According to reports, Databricks originally aimed to raise a more modest $3-4 billion but expanded the round after witnessing unprecedented investor interest totalling approximately $19 billion. This level of oversubscription speaks volumes about market enthusiasm for Databricks' offerings and future prospects.
Founded in 2013 by seven doctorate candidates from UC Berkeley, Databricks has established itself as a leading data analytics provider and AI infrastructure. The company's core offering is its 'Lakehouse' architecture,unifying data lake and warehouse capabilities within a single platform. This ons top shop approach provides organisations with a comprehensive infrastructure for managing, analysing, and operationalising their data assets.
Databricks employs a PAYG consumption-based pricing model where customers pay for computing resources utilised rather than fixed subscription fees. The company bills based on Databricks Units (DBUs), which measure compute resource consumption using a per-second billing methodology without requiring upfront commitments. This aligns with broader industry trends toward usage-based and outcome-based pricing models that have gained traction in the AI era.
Operating across major cloud platforms, including AWS, Azure, and Google Cloud, Databricks offers substantial discounts through committed-use contracts, with higher commitments yielding larger discounts.
Databricks is approaching significant financial milestones. It projects a $3 billion revenue run rate in the quarter ending January 31, 2025, alongside positive free cash flow for the first time in company history. The company reported over 60% year-over-year revenue growth for the quarter ending October 2024.
The combination of scale, growth rate, and improving profitability metrics creates a compelling financial profile that would be lapped up by Wall St when the IPO happens.
The $10bn raised can push Databricks forward product development, future M&A funding and perhaps most importantly Employee Liquidity.
The employee liquidity component enables early team members to monetise a portion of their equity holdings before a public offering. A retention and compensation strategy tha keeps both sides happy and incentivised.

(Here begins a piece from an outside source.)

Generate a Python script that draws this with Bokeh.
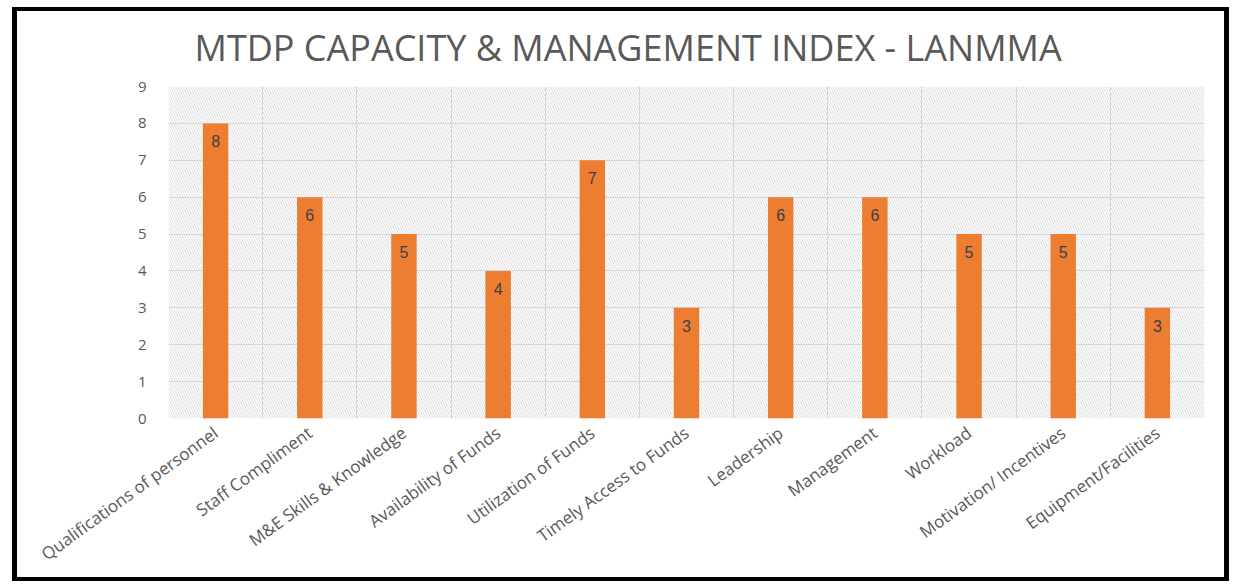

With cash in the pocket Databricks will get to the stock market one day under their own terms. CEO Ali Ghodsi cited several factors as to why 2024 was not the year for this to happen. Elections, Inflation and Interest Rates is the concise version of this.

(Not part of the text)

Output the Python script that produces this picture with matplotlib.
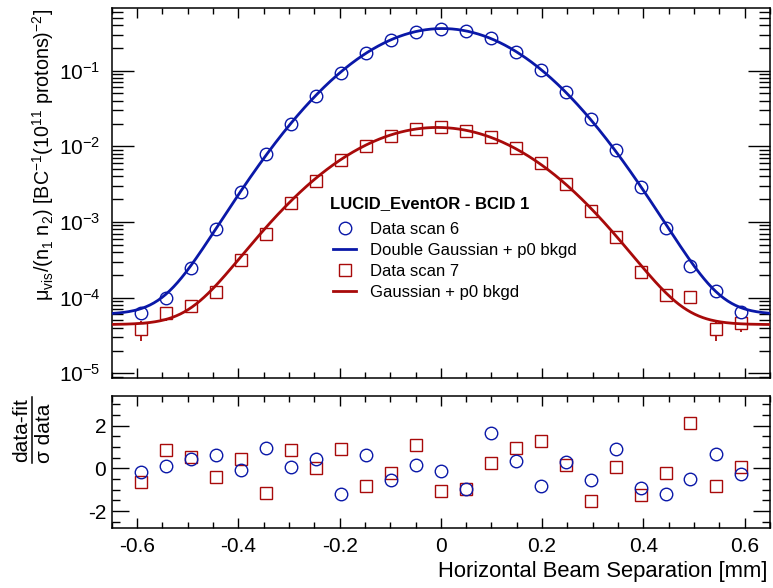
import numpy as np
import matplotlib
matplotlib.use('Agg')
import matplotlib.pyplot as plt
from matplotlib.ticker import MultipleLocator, LogLocator, NullFormatter, FuncFormatter
from matplotlib.lines import Line2D

plt.rcParams['font.family'] = ['Liberation Sans', 'DejaVu Sans']
plt.rcParams['mathtext.fontset'] = 'custom'
plt.rcParams['mathtext.rm'] = 'Liberation Sans'
plt.rcParams['mathtext.it'] = 'Liberation Sans:italic'
plt.rcParams['mathtext.bf'] = 'Liberation Sans:bold'
plt.rcParams['axes.unicode_minus'] = False

# horizontal beam separation [mm]
sep = [-0.592, -0.543, -0.493, -0.444, -0.395, -0.345, -0.296, -0.247, -0.197, -0.148, -0.099, -0.049, 0.0,
       0.049, 0.099, 0.148, 0.197, 0.247, 0.296, 0.345, 0.395, 0.444, 0.493, 0.543, 0.592]

# mu_vis / (n1 n2), scan 6 and scan 7
scan6 = [6.3e-5, 1.0e-4, 2.49e-4, 8.0e-4, 2.49e-3, 7.8e-3, 0.020, 0.0463, 0.094, 0.169, 0.252, 0.327, 0.359,
         0.334, 0.270, 0.178, 0.102, 0.0522, 0.0227, 8.95e-3, 2.93e-3, 8.4e-4, 2.65e-4, 1.22e-4, 6.47e-5]
scan6_err = [1.3e-5, 1.2e-5, 1.5e-5, 2.2e-5, 4e-5, 8e-5, 1.5e-4, 2.5e-4, 4e-4, 6e-4, 8e-4, 1e-3, 1e-3,
             1e-3, 8e-4, 6e-4, 4e-4, 2.5e-4, 1.5e-4, 8e-5, 4e-5, 2.2e-5, 1.5e-5, 1.2e-5, 1.3e-5]
scan7 = [3.81e-5, 6.21e-5, 7.76e-5, 1.19e-4, 3.18e-4, 6.87e-4, 1.77e-3, 3.48e-3, 6.53e-3, 0.0101, 0.0138, 0.0169, 0.0180,
         0.0161, 0.0134, 9.5e-3, 5.96e-3, 3.15e-3, 1.38e-3, 6.27e-4, 2.16e-4, 1.07e-4, 1.03e-4, 3.85e-5, 4.58e-5]
scan7_err = [1.1e-5, 1.3e-5, 1.4e-5, 1.6e-5, 2.5e-5, 3.5e-5, 6e-5, 9e-5, 1.3e-4, 1.6e-4, 1.9e-4, 2.1e-4, 2.1e-4,
             2.1e-4, 1.9e-4, 1.6e-4, 1.3e-4, 9e-5, 6e-5, 3.5e-5, 2.5e-5, 1.6e-5, 1.4e-5, 1.2e-5, 1.1e-5]

# (data-fit)/sigma
res6 = [-0.16, 0.12, 0.43, 0.62, -0.10, 0.96, 0.04, 0.45, -1.20, 0.60, -0.56, 0.16, -0.15,
        -0.98, 1.65, 0.35, -0.82, 0.29, -0.57, 0.89, -0.90, -1.22, -0.49, 0.67, -0.26]
res7 = [-0.64, 0.87, 0.54, -0.43, 0.43, -1.18, 0.85, 0.00, 0.90, -0.82, -0.20, 1.07, -1.04,
        -0.95, 0.24, 0.96, 1.26, 0.15, -1.51, 0.04, -1.25, -0.21, 2.12, -0.85, 0.05]

# fit results
dg_amp, dg_frac, dg_sig1, dg_sig2, dg_mu, dg_bkg = 0.36, 0.75, 0.118, 0.14, 0.003, 6.0e-5
g_amp, g_sig, g_mu, g_bkg = 0.0177, 0.136, -0.007, 4.4e-5

legend_title = 'LUCID_EventOR - BCID 1'
labels = ['Data scan 6', 'Double Gaussian + p0 bkgd', 'Data scan 7', 'Gaussian + p0 bkgd']

blue = '#0a18a8'
red = '#a80a0a'

def dgauss(x):
    return dg_amp * (dg_frac * np.exp(-(x - dg_mu)**2 / (2 * dg_sig1**2))
                     + (1 - dg_frac) * np.exp(-(x - dg_mu)**2 / (2 * dg_sig2**2))) + dg_bkg

def gauss(x):
    return g_amp * np.exp(-(x - g_mu)**2 / (2 * g_sig**2)) + g_bkg

fig = plt.figure(figsize=(7.73, 5.88), dpi=100)
ax1 = fig.add_axes([0.1445, 0.3577, 0.8516, 0.6282])
ax2 = fig.add_axes([0.1445, 0.1026, 0.8516, 0.2245])

xx = np.linspace(-0.65, 0.65, 500)

ax1.errorbar(sep, scan7, yerr=scan7_err, fmt='none', ecolor=red, elinewidth=1.3, capsize=0, zorder=1)
ax1.errorbar(sep, scan6, yerr=scan6_err, fmt='none', ecolor=blue, elinewidth=1.3, capsize=0, zorder=1)
h3, = ax1.plot(sep, scan7, 's', mfc='white', mec=red, ms=8.8, mew=1.0, zorder=2)
h1, = ax1.plot(sep, scan6, 'o', mfc='white', mec=blue, ms=9, mew=1.0, zorder=2)
h4, = ax1.plot(xx, gauss(xx), color=red, lw=2, zorder=3)
h2, = ax1.plot(xx, dgauss(xx), color=blue, lw=2, zorder=3)

ax1.set_yscale('log')
ax1.set_xlim(-0.65, 0.65)
ax1.set_ylim(8.75e-6, 0.667)
ax1.xaxis.set_major_locator(MultipleLocator(0.2))
ax1.xaxis.set_minor_locator(MultipleLocator(0.05))
ax1.xaxis.set_major_formatter(NullFormatter())
ax1.yaxis.set_major_locator(LogLocator(base=10))
ax1.yaxis.set_minor_locator(LogLocator(base=10, subs=np.arange(2, 10)))
ax1.yaxis.set_minor_formatter(NullFormatter())
ax1.yaxis.set_major_formatter(FuncFormatter(lambda v, p: '10$^{%d}$' % round(np.log10(v))))
ax1.tick_params(axis='both', which='both', direction='in', top=True, right=True, width=1, labelsize=15)
ax1.tick_params(axis='y', which='major', length=16, pad=8)
ax1.tick_params(axis='y', which='minor', length=8)
ax1.tick_params(axis='x', which='major', length=7)
ax1.tick_params(axis='x', which='minor', length=4)

ax1.text(0.3316, 0.4595, legend_title, transform=ax1.transAxes, ha='left', va='baseline',
         fontsize=12, fontweight='bold')
ax1.legend([h1, h2, h3, h4], labels, loc='upper left', bbox_to_anchor=(0.336, 0.421),
           frameon=False, fontsize=12, handlelength=1.4, handletextpad=0.8, labelspacing=0.35,
           borderpad=0, borderaxespad=0)

ax2.plot(sep, res7, 's', mfc='none', mec=red, ms=8.8, mew=1.0)
ax2.plot(sep, res6, 'o', mfc='none', mec=blue, ms=9, mew=1.0)
ax2.set_xlim(-0.65, 0.65)
ax2.set_ylim(-2.78, 3.4)
ax2.xaxis.set_major_locator(MultipleLocator(0.2))
ax2.xaxis.set_minor_locator(MultipleLocator(0.05))
ax2.yaxis.set_major_locator(MultipleLocator(2))
ax2.yaxis.set_minor_locator(MultipleLocator(0.5))
ax2.xaxis.set_major_formatter(FuncFormatter(lambda v, p: '%g' % round(v, 1)))
ax2.tick_params(axis='both', which='both', direction='in', top=True, right=True, width=1, labelsize=15)
ax2.tick_params(axis='y', which='major', length=12, pad=4)
ax2.tick_params(axis='y', which='minor', length=6)
ax2.tick_params(axis='x', which='major', length=7, pad=7)
ax2.tick_params(axis='x', which='minor', length=4)

for ax in (ax1, ax2):
    for s in ax.spines.values():
        s.set_linewidth(1.1)

fig.text(768 / 773, 1 - 572 / 588, 'Horizontal Beam Separation [mm]', ha='right', va='center', fontsize=15.8)
fig.text(43 / 773, 1 - 9 / 588,
         'μ$_{\\mathrm{vis}}$/(n$_{1}$ n$_{2}$) [BC$^{-1}$(10$^{11}$ protons)$^{-2}$]',
         rotation=90, ha='center', va='top', fontsize=14.2)

# residual axis title as a stacked fraction
fig.text(22 / 773, 1 - 430 / 588, 'data-fit', rotation=90, ha='center', va='center', fontsize=15)
fig.text(44 / 773, 1 - 433 / 588, 'σ data', rotation=90, ha='center', va='center', fontsize=15)
fig.add_artist(Line2D([32 / 773, 32 / 773], [1 - 397 / 588, 1 - 463 / 588], color='black', lw=1.1,
                      transform=fig.transFigure))

fig.savefig('out.png', dpi=100)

Ghodsi expressed scepticism regarding current market conditions, describing the environment as a "peak AI bubble" and noting how early-stage companies with minimal products sometimes receive billion dollar valuations.
The need to go to IPO early is no longer there with this type of funding available from private backers. Staying under private ownership and the ensuing control and flexibility it offers is the sensible play.

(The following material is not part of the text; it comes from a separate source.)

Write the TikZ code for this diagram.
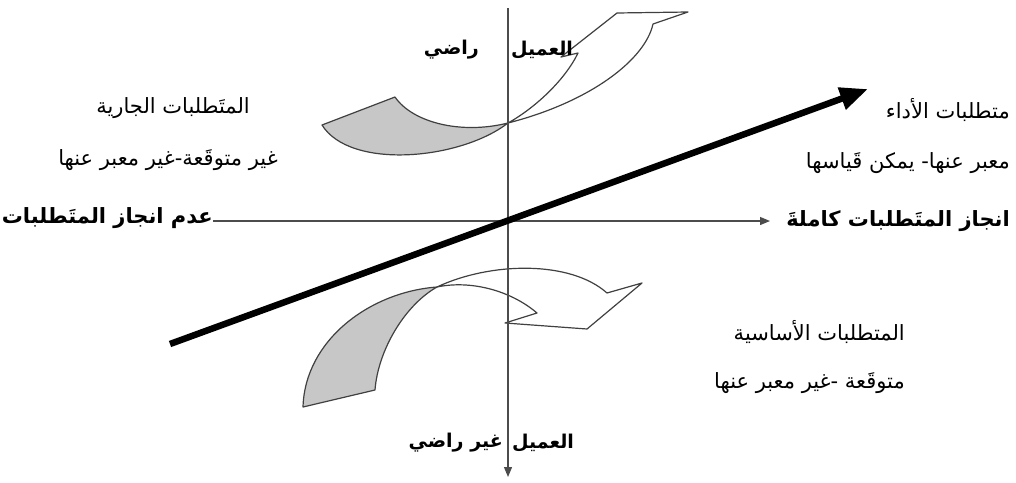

Investors appetite for companies providing the building blocks for AI Infrastructure is ravenous. Consumer AI applications face scrutiny, they receive the headlines that percolate down to the general population. And may at some time see the funding fondness questioned. Platforms like Databricks that enable enterprises to implement AI solutions continue to attract significant capital. Investors appetite for companies providing the building blocks for AI Infrastructure is ravenous.